── Collected material

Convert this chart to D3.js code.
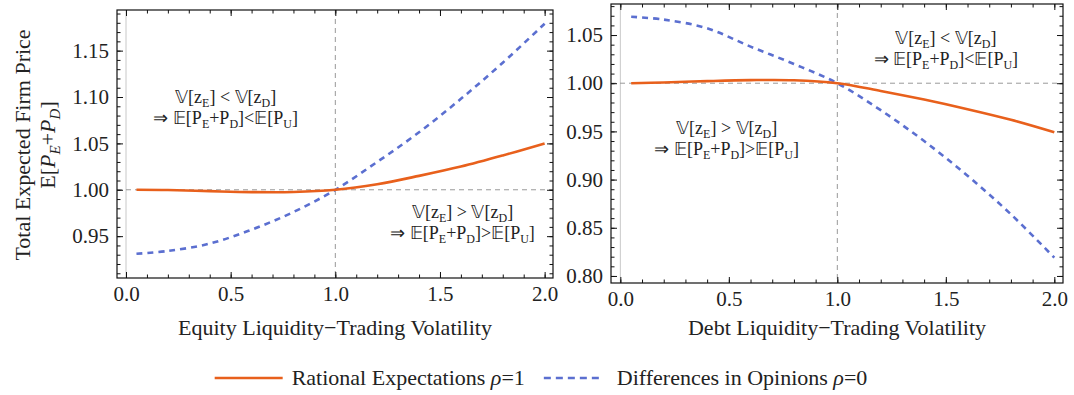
<!DOCTYPE html>
<html>
<head>
<meta charset="utf-8">
<script src="https://cdn.jsdelivr.net/npm/d3@7"></script>
<style>
  body { margin: 0; background: #fff; }
  svg text { font-family: "Liberation Serif", "Times New Roman", serif; fill: #222; }
</style>
</head>
<body>
<svg id="chart" width="1074" height="395"></svg>
<script>
// x positions of the sampled points (shared by every curve)
var xs = [0.05, 0.2, 0.4, 0.6, 0.8, 1.0, 1.2, 1.4, 1.6, 1.8, 2.0];

// equity panel
var equityRational = [1.000, 0.9997, 0.9985, 0.9975, 0.9976, 1.000, 1.006, 1.015, 1.025, 1.037, 1.050];
var equityOpinion  = [0.931, 0.934, 0.942, 0.957, 0.976, 1.000, 1.030, 1.062, 1.098, 1.137, 1.179];

// debt panel
var debtRational = [1.000, 1.0008, 1.0022, 1.0032, 1.0031, 1.000, 0.992, 0.983, 0.973, 0.962, 0.949];
var debtOpinion  = [1.069, 1.066, 1.057, 1.038, 1.020, 1.000, 0.972, 0.940, 0.904, 0.864, 0.819];

var xTicks = [0.0, 0.5, 1.0, 1.5, 2.0];
var equityYTicks = [0.95, 1.00, 1.05, 1.10, 1.15];
var debtYTicks = [0.80, 0.85, 0.90, 0.95, 1.00, 1.05];

var seriesNames = ["Rational Expectations", "Differences in Opinions"];
var rhoValues = ["1", "0"];

var orange = "#e8601c",
    blue = "#5b6fd0",
    dashes = "6,5",
    serif = "'Liberation Serif', 'Times New Roman', serif";

var svg = d3.select("#chart");

function drawPanel(cfg) {
  var x = d3.scaleLinear().domain([-0.043, 2.04]).range([cfg.left, cfg.right]),
      y = d3.scaleLinear().domain(cfg.yDomain).range([cfg.bottom, cfg.top]);

  var g = svg.append("g");

  // light axis line at x = 0
  g.append("line")
      .attr("x1", x(0)).attr("x2", x(0))
      .attr("y1", cfg.top).attr("y2", cfg.bottom)
      .attr("stroke", "#c8c8c8").attr("stroke-width", 1);

  // dashed reference lines
  g.append("line")
      .attr("x1", cfg.left).attr("x2", cfg.right)
      .attr("y1", y(1)).attr("y2", y(1))
      .attr("stroke", "#999").attr("stroke-dasharray", "5,4");
  g.append("line")
      .attr("x1", x(1)).attr("x2", x(1))
      .attr("y1", cfg.top).attr("y2", cfg.bottom)
      .attr("stroke", "#999").attr("stroke-dasharray", "5,4");

  // curves
  var line = d3.line()
      .x(function(d, i) { return x(xs[i]); })
      .y(function(d) { return y(d); })
      .curve(d3.curveCatmullRom.alpha(0.5));

  g.append("path").datum(cfg.opinion)
      .attr("d", line)
      .attr("fill", "none")
      .attr("stroke", blue).attr("stroke-width", 2.6)
      .attr("stroke-dasharray", dashes);

  g.append("path").datum(cfg.rational)
      .attr("d", line)
      .attr("fill", "none")
      .attr("stroke", orange).attr("stroke-width", 2.6);

  // frame with inward ticks on all four sides
  var minorX = d3.range(0, 2.0001, 0.1),
      minorY = d3.range(Math.ceil(cfg.yDomain[0] * 100), Math.floor(cfg.yDomain[1] * 100) + 1)
                 .map(function(d) { return d / 100; });

  var bottomAxis = d3.axisBottom(x).tickValues(xTicks).tickSize(-6).tickPadding(8)
      .tickFormat(d3.format(".1f"));
  var topAxis = d3.axisTop(x).tickValues(xTicks).tickSize(-6).tickFormat("");
  var leftAxis = d3.axisLeft(y).tickValues(cfg.yTicks).tickSize(-6).tickPadding(8)
      .tickFormat(d3.format(".2f"));
  var rightAxis = d3.axisRight(y).tickValues(cfg.yTicks).tickSize(-6).tickFormat("");

  var minorBottom = d3.axisBottom(x).tickValues(minorX).tickSize(-3.5).tickFormat("");
  var minorTop = d3.axisTop(x).tickValues(minorX).tickSize(-3.5).tickFormat("");
  var minorLeft = d3.axisLeft(y).tickValues(minorY).tickSize(-3.5).tickFormat("");
  var minorRight = d3.axisRight(y).tickValues(minorY).tickSize(-3.5).tickFormat("");

  [[minorBottom, "0," + cfg.bottom], [minorTop, "0," + cfg.top],
   [minorLeft, cfg.left + ",0"], [minorRight, cfg.right + ",0"],
   [bottomAxis, "0," + cfg.bottom], [topAxis, "0," + cfg.top],
   [leftAxis, cfg.left + ",0"], [rightAxis, cfg.right + ",0"]].forEach(function(a) {
    var ax = g.append("g")
        .attr("transform", "translate(" + a[1] + ")")
        .call(a[0]);
    ax.select(".domain").remove();
    ax.selectAll("line").attr("stroke", "#111");
    ax.selectAll("text")
        .style("font-family", serif)
        .style("font-size", "21px")
        .attr("fill", "#222");
  });

  g.append("rect")
      .attr("x", cfg.left).attr("y", cfg.top)
      .attr("width", cfg.right - cfg.left).attr("height", cfg.bottom - cfg.top)
      .attr("fill", "none").attr("stroke", "#111").attr("stroke-width", 1.2);

  // x label
  g.append("text")
      .attr("x", (cfg.left + cfg.right) / 2)
      .attr("y", 335)
      .attr("text-anchor", "middle")
      .attr("font-size", 22)
      .text(cfg.xLabel);

  // annotations
  cfg.notes.forEach(function(n) {
    var cx = x(n.x), cy = y(n.y) + 6;
    var t1 = g.append("text").attr("x", cx).attr("y", cy)
        .attr("text-anchor", "middle").attr("font-size", 18);
    t1.append("tspan").text("\ud835\udd4d[z");
    t1.append("tspan").attr("font-size", 12).attr("dy", 4).text("E");
    t1.append("tspan").attr("dy", -4).text("] " + n.sign + " \ud835\udd4d[z");
    t1.append("tspan").attr("font-size", 12).attr("dy", 4).text("D");
    t1.append("tspan").attr("dy", -4).text("]");

    var t2 = g.append("text").attr("x", cx).attr("y", cy + 21)
        .attr("text-anchor", "middle").attr("font-size", 18);
    t2.append("tspan").text("\u21d2 \ud835\udd3c[P");
    t2.append("tspan").attr("font-size", 12).attr("dy", 4).text("E");
    t2.append("tspan").attr("dy", -4).text("+P");
    t2.append("tspan").attr("font-size", 12).attr("dy", 4).text("D");
    t2.append("tspan").attr("dy", -4).text("]" + n.sign + "\ud835\udd3c[P");
    t2.append("tspan").attr("font-size", 12).attr("dy", 4).text("U");
    t2.append("tspan").attr("dy", -4).text("]");
  });
}

drawPanel({
  left: 117, right: 553, top: 10, bottom: 278,
  yDomain: [0.9049, 1.1938],
  yTicks: equityYTicks,
  rational: equityRational,
  opinion: equityOpinion,
  xLabel: "Equity Liquidity\u2212Trading Volatility",
  notes: [{x: 0.476, y: 1.0998, sign: "<"}, {x: 1.608, y: 0.9765, sign: ">"}]
});

drawPanel({
  left: 611, right: 1063, top: 4, bottom: 283,
  yDomain: [0.7927, 1.0822],
  yTicks: debtYTicks,
  rational: debtRational,
  opinion: debtOpinion,
  xLabel: "Debt Liquidity\u2212Trading Volatility",
  notes: [{x: 1.5, y: 1.047, sign: "<"}, {x: 0.49, y: 0.9537, sign: ">"}]
});

// y-axis title (two rotated lines)
var yt = svg.append("g").attr("transform", "translate(30,145) rotate(-90)");
yt.append("text").attr("text-anchor", "middle").attr("font-size", 22)
    .text("Total Expected Firm Price");
var yt2 = yt.append("text").attr("text-anchor", "middle").attr("y", 25).attr("font-size", 22);
yt2.append("tspan").text("E[");
yt2.append("tspan").attr("font-style", "italic").text("P");
yt2.append("tspan").attr("font-style", "italic").attr("font-size", 15).attr("dy", 5).text("E");
yt2.append("tspan").attr("dy", -5).text("+");
yt2.append("tspan").attr("font-style", "italic").text("P");
yt2.append("tspan").attr("font-style", "italic").attr("font-size", 15).attr("dy", 5).text("D");
yt2.append("tspan").attr("dy", -5).text("]");

// legend, centred under the whole figure
var legend = svg.append("g");
var cursor = 0;
seriesNames.forEach(function(name, i) {
  var len = i === 0 ? 68 : 57;
  legend.append("line")
      .attr("x1", cursor).attr("x2", cursor + len)
      .attr("y1", 0).attr("y2", 0)
      .attr("stroke", i === 0 ? orange : blue)
      .attr("stroke-width", 2.6)
      .attr("stroke-dasharray", i === 0 ? null : "7,5");
  cursor += len + (i === 0 ? 9 : 16);
  var t = legend.append("text")
      .attr("x", cursor).attr("y", 7)
      .attr("font-size", 22);
  t.append("tspan").text(name + " ");
  t.append("tspan").attr("font-style", "italic").text("\u03c1");
  t.append("tspan").text("=" + rhoValues[i]);
  cursor += t.node().getComputedTextLength() + 19;
});
cursor -= 19;
legend.attr("transform", "translate(" + (541 - cursor / 2) + ",378)");
</script>
</body>
</html>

────

▸ **Exercise requirements**: Copy each line that holds the word "chart".

▸ **Task result**:
Convert this chart to D3.js code.
<svg id="chart" width="1074" height="395"></svg>
var svg = d3.select("#chart");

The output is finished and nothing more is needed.